Hit the ‘generate’ button and a new address will be created with its corresponding private key. You can click ‘show’ to view your private key if you want, but for security purposes it’s probably best if you don’t – just copy your address so you know where people can send coins and your ready to start using your new brain wallet!

How To Use Your Bitcoin Brain Wallet

As soon as you have your new address you can use it to receive coins. When you want to spend them, there are several different ways you can use your brain wallet. The first way is to import your keys into a regular Bitcoin wallet. To do this you just go back to The Browser Bank, or any other brain wallet software, and re-generate your private key from seed – in other words you will have to go through the same process you did to create your brain wallet, using the same passphrase and therefore generating the same private key. You can then use your preferred wallet software to import this private key and start using your wallet. The exact method for this will depend on the particular software you are using, but it is not usually a very difficult process. Remember, however – as soon as you do this is ceases to be a brain wallet and becomes just like any other normal wallet.
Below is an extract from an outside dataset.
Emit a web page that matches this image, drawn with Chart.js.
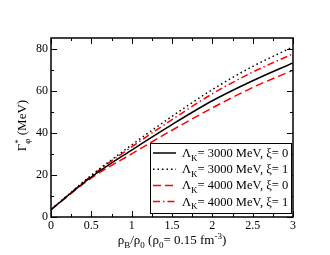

For maximum security you can use your passphrase to manually create, verify and broadcast transactions without compromising the integrity of your brain wallet. This process may look a little bit daunting to non-technical users, but it’s a great way to learn more about how Bitcoin works. At some point during this process you will have to re-generate your private key, but rather than importing it to another wallet you will just copy and paste it to manually sign a transaction.

Most of this process can be performed offline, if you prefer.

To begin, click ‘New’ and then ‘Transaction’.

using-a-brain-wallet

To begin with you need to add the public address of your brain wallet at the top of the page. You then need to specify both inputs and outputs.

The inputs are just transactions in which somebody sent you some bitcoins – these are the coins that you will spend. You can find inputs to use by putting your address into a block explorer and simply select the transaction (tx) id of any transaction in which you received coins. You can add multiple inputs (hit the plus symbol to add an extra input) so that it adds up to enough coins, and the total will be displayed at the top of the input tab. When doing this remember that the more inputs you use the more you will need to pay as a miner’s fee (or ‘transaction fee’) to get your payment processed in a timely manner.

You must be careful when specifying outputs because all of your inputs will be spent. It i unlikely that you will have received payments which add up to exactly the same amount as what you want to send. For example, if you want to spend 0.25 bitcoin, you may need to select two inputs for 0.2 bitcoin each – making 0.4 bitcoin in total. This leaves 0.15 btc ‘change’ (0.4 – 0.25 = 0.15). You need to take the miners fee of this change and then send it back to your own address by adding an extra output in the same way you added extra inputs (the blue plus symbol), or the whole lot will be used as miner’s fee. In the example above I might add an extra output sending 0.1499 back to myself in order to pay a 0.0001 btc fee.

Once you have done this you can click the submit button. You then need to copy the result, hit the ‘verify’ tab and paste the result into the box provided. This verifies the transaction is ok and puts it into an appropriate format to be signed and broadcast to the network.

Copy your verified transaction and paste it into the box provided on the ‘sign’ tab, along with your private key, and then click submit to use your private key to ‘sign the transaction’.

At this point you will need to make sure that you are connected to the internet, and you will need to copy and paste your signed transaction into the box provided on the ‘broadcast’ tab. When you click submit here your payment will be broadcast to the rest of the bitcoin network where it will be confirmed by the network’s miners, meaning that the coins will then be available to spend in the recipient’s wallet!

Creating manual transactions like this is not only the best wy to use a brain wallet, it also officially qualifies you as an advanced Bitcoin user – congratulations!!!